STATED EXERCISE
Find every line in the records that holds the string "diagram". Copy each one.

STORED RECORDS
— BEGIN —

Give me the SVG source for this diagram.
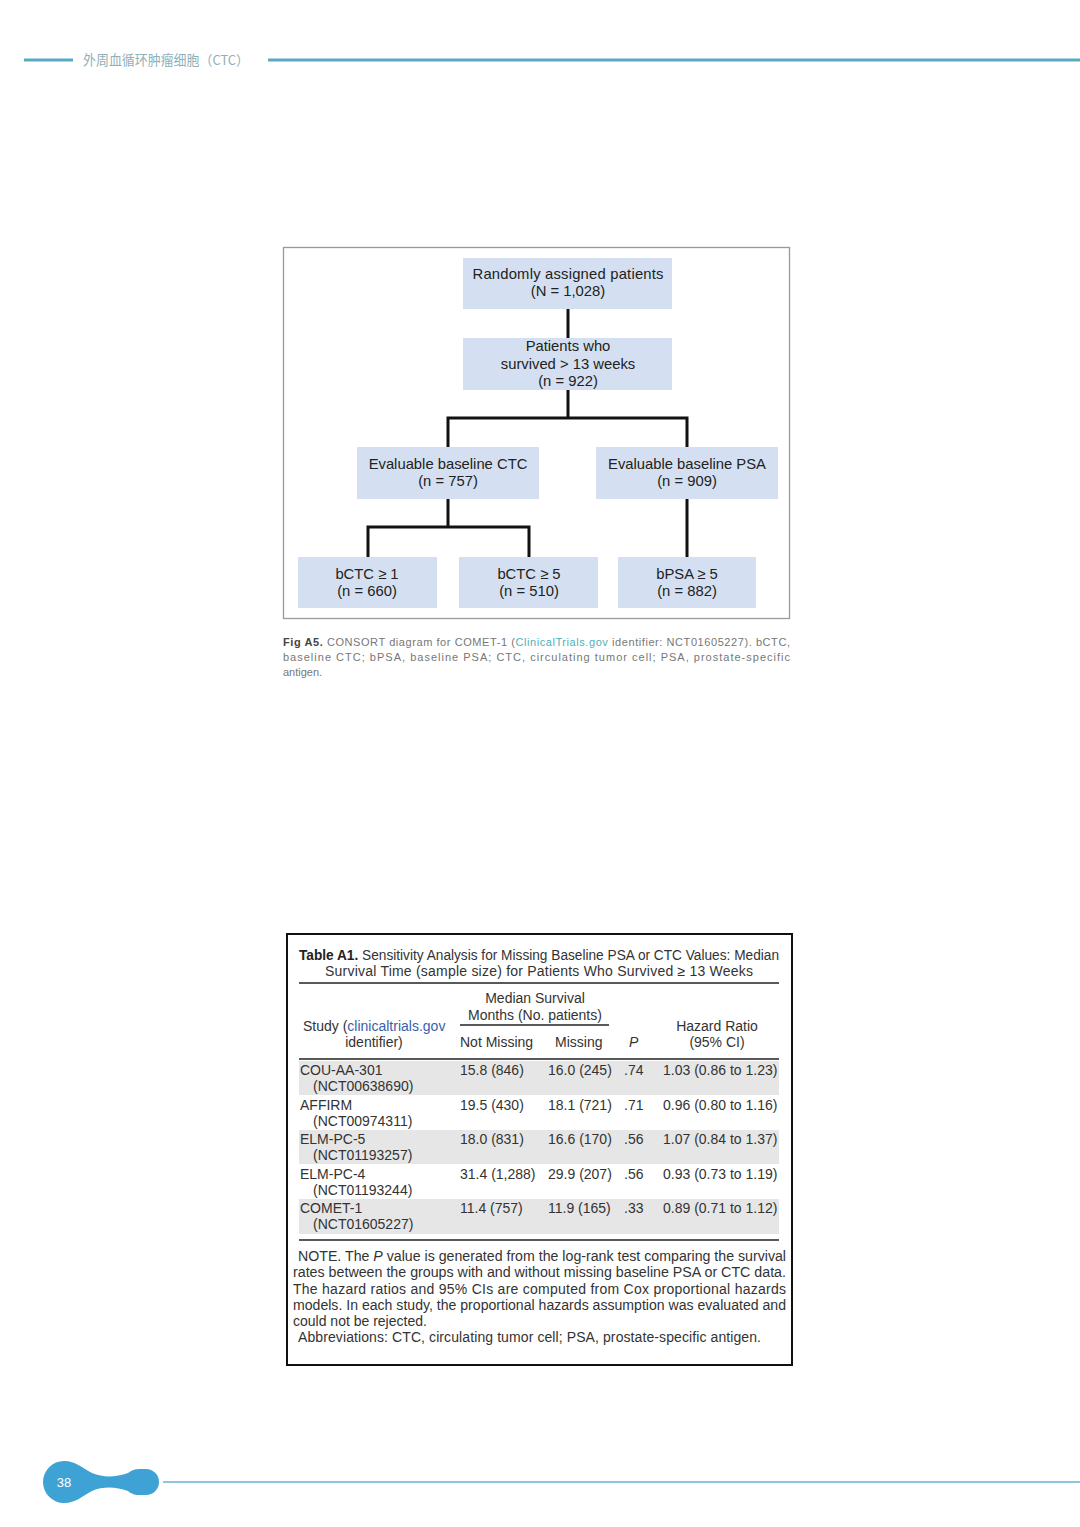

— END —
— BEGIN —

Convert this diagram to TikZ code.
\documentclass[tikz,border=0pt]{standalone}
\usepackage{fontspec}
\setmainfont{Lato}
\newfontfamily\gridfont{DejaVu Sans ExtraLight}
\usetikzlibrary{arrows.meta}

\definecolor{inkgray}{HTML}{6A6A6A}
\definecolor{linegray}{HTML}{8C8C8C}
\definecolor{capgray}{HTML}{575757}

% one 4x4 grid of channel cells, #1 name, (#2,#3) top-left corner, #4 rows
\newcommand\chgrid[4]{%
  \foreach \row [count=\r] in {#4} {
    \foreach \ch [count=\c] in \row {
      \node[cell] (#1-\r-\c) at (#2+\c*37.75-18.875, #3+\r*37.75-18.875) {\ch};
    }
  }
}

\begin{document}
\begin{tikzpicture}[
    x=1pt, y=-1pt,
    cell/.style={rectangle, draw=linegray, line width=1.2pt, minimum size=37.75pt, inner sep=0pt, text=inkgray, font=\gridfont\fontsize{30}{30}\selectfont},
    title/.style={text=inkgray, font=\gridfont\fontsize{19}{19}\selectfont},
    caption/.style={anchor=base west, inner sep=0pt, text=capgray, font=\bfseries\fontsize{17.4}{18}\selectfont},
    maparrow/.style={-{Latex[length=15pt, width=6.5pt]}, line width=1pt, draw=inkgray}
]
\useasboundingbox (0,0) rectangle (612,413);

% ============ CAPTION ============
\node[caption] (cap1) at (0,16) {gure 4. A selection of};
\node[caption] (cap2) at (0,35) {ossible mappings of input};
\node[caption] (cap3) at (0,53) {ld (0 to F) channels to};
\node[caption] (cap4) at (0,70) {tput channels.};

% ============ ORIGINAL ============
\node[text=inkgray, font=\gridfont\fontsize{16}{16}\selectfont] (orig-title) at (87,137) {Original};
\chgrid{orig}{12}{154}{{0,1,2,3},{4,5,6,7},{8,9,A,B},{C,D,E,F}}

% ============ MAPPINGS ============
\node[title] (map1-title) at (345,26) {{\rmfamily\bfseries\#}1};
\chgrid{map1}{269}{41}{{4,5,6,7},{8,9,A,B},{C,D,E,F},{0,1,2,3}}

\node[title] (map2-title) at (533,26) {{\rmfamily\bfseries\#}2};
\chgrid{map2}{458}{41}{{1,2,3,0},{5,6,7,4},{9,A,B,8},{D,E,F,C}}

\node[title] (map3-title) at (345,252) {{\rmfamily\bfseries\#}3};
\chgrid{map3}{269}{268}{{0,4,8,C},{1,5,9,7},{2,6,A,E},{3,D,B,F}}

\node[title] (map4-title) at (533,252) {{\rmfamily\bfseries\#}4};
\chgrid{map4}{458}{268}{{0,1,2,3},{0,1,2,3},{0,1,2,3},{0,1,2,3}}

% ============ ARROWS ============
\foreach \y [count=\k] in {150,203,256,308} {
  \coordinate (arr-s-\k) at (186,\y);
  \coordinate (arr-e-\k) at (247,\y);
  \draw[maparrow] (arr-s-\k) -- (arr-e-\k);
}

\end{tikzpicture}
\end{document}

— END —

EXERCISE OUTPUT
Give me the SVG source for this diagram.
Convert this diagram to TikZ code.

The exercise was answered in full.